As my pug, Pixel, is currently suffering from kennel cough, I thought I would find out a little bit about the disease for this blog.
Kennel cough, otherwise known as Infectious tracheobronchitis, is an infection of the upper respiratory tract. It is caused by the Bordetella bronchiseptica and canine parainfluenza virus and is extremely infectious, spreading through the air. It can be spread through even the slightest contact with another dog, and so it is advised that if your dog is infected, you keep away from other dogs until it is better, to avoid passing on the disease. It can also be spread through sharing objects, such as toys and water bowls, with an infected dog.
The symptoms include a persistent cough that sounds as though the dog has something stuck in their throat. This will develop 3-10 days after initial infection. The symptoms will get worse with exercise or excitement, so it is advised only to take your dog on short walks, to places they will not meet other dogs.
There is no test for kennel cough, and so instead the vet must rule out other causes of the cough, such as a collapsed trachea or cancer. The vet will also be able to rule out lungworm, provided that your dog is up to date on their flea treatment (Advocate also prevents lungworm, as well as other parasites, and should be administered once a month).
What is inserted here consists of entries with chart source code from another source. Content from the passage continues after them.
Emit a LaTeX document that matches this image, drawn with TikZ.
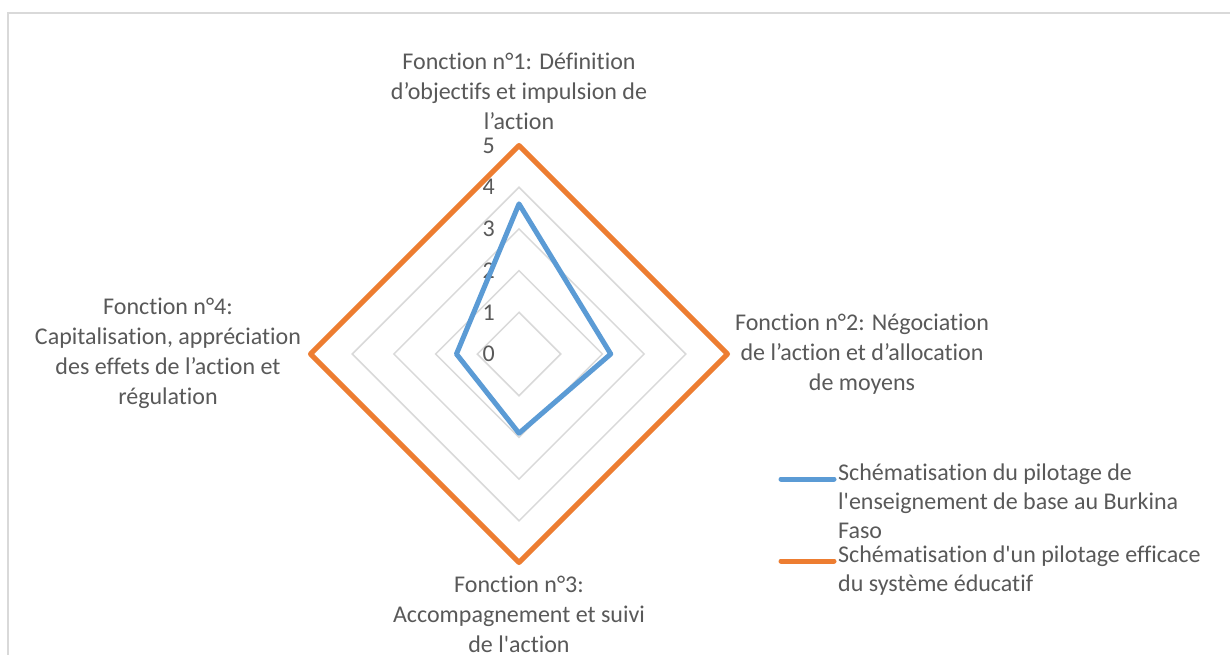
\documentclass[tikz,border=0pt]{standalone}
\usepackage{fontspec}
\setmainfont{Carlito}[Ligatures={NoCommon}]
\definecolor{txt}{HTML}{595959}
\definecolor{gridc}{HTML}{D9D9D9}
\definecolor{ser1}{HTML}{5B9BD5}
\definecolor{ser2}{HTML}{ED7D31}
\newcommand{\ap}{\textquotesingle}
\begin{document}
\begin{tikzpicture}[x=1pt,y=-1pt,
  lbl/.style={text=txt,font=\fontsize{24}{30}\selectfont,align=center,inner sep=0pt},
  tick/.style={text=txt,font=\fontsize{24}{27}\selectfont,anchor=east,inner sep=0pt},
  leg/.style={text=txt,font=\fontsize{24}{29}\selectfont,align=left,anchor=north west,inner sep=0pt},
  gridline/.style={draw=gridc,line width=1.5pt},
  series/.style={line width=5pt,line join=round,line cap=round}]
\useasboundingbox (0,0) rectangle (1230,655);
\fill[white] (0,0) rectangle (1230,655);
\draw[gridc,line width=1.2pt] (8,660) -- (8,13) -- (1235,13);
\coordinate (C) at (519,354);
\def\u{41.7}
% grid
\foreach \k in {1,...,4}{
  \pgfmathsetmacro{\r}{\k*\u}
  \draw[gridline] (519,354-\r) -- (519+\r,354) -- (519,354+\r) -- (519-\r,354) -- cycle;
}
% tick labels
\foreach \k in {0,...,5}{
  \pgfmathsetmacro{\r}{\k*\u}
  \node[tick] (t\k) at (495,354-\r) {\k};
}
% series 2 (orange)
\pgfmathsetmacro{\R}{5*\u}
\draw[series,ser2] (519,354-\R) -- (519+\R,354) -- (519,354+\R) -- (519-\R,354) -- cycle;
% series 1 (blue)
\draw[series,ser1] (519,354-3.6*\u) -- (519+2.2*\u,354) -- (519,354+1.9*\u) -- (519-1.5*\u,354) -- cycle;
% axis labels
\node[lbl] (f1) at (519,91) {Fonction n°1: Définition\\d’objectifs et impulsion de\\l’action};
\node[lbl] (f2) at (862,354) {Fonction n°2: Négociation\\de l’action et d’allocation\\de moyens};
\node[lbl] (f3) at (519,614) {Fonction n°3:\\Accompagnement et suivi\\de l\ap action};
\node[lbl] (f4) at (168,353) {Fonction n°4:\\Capitalisation, appréciation\\des effets de l’action et\\régulation};
% legend
\coordinate (l1a) at (781,479);
\coordinate (l1b) at (834,479);
\coordinate (l2a) at (781,561);
\coordinate (l2b) at (834,561);
\draw[series,ser1] (l1a) -- (l1b);
\draw[series,ser2] (l2a) -- (l2b);
\node[leg] (leg1) at (838,464) {Schématisation du pilotage de\\l\ap enseignement de base au Burkina\\Faso};
\node[leg] (leg2) at (838,546) {Schématisation d\ap un pilotage efficace\\du système éducatif};
\end{tikzpicture}
\end{document}
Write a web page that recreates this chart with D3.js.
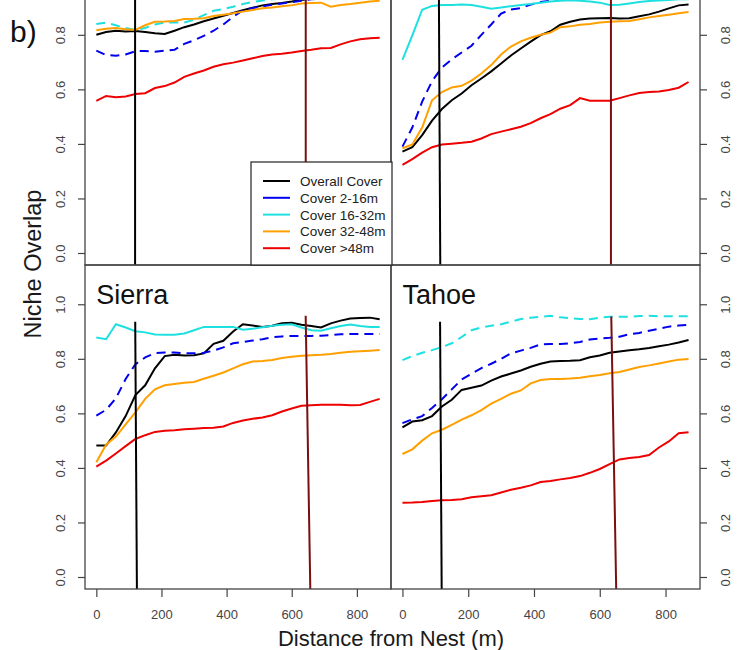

The treatment is a course of antibiotics, but this is not always effective as there is a viral strain, which is not susceptible to antibiotics. Some bacteria may be resistant to broad spectrum antibiotics, so a different antibiotic may have to be administered. In any case, the disease is self-limiting, and so will clear without assistance within 7-14 days. If the symptoms increase, you should take your dog to be re-examined. Kennel cough can sometimes lead to pneumonia, although this only usually occours in older dogs or puppies, both of which have a weakened or inefficient immune system.
There are three vaccinations available for kennel cough:
- an intranasal one which is simply squirted into the dog’s nose
- an injectable form
- a new oral form.
None of these provide complete protection, but they significantly reduce the chances of infection in your dog.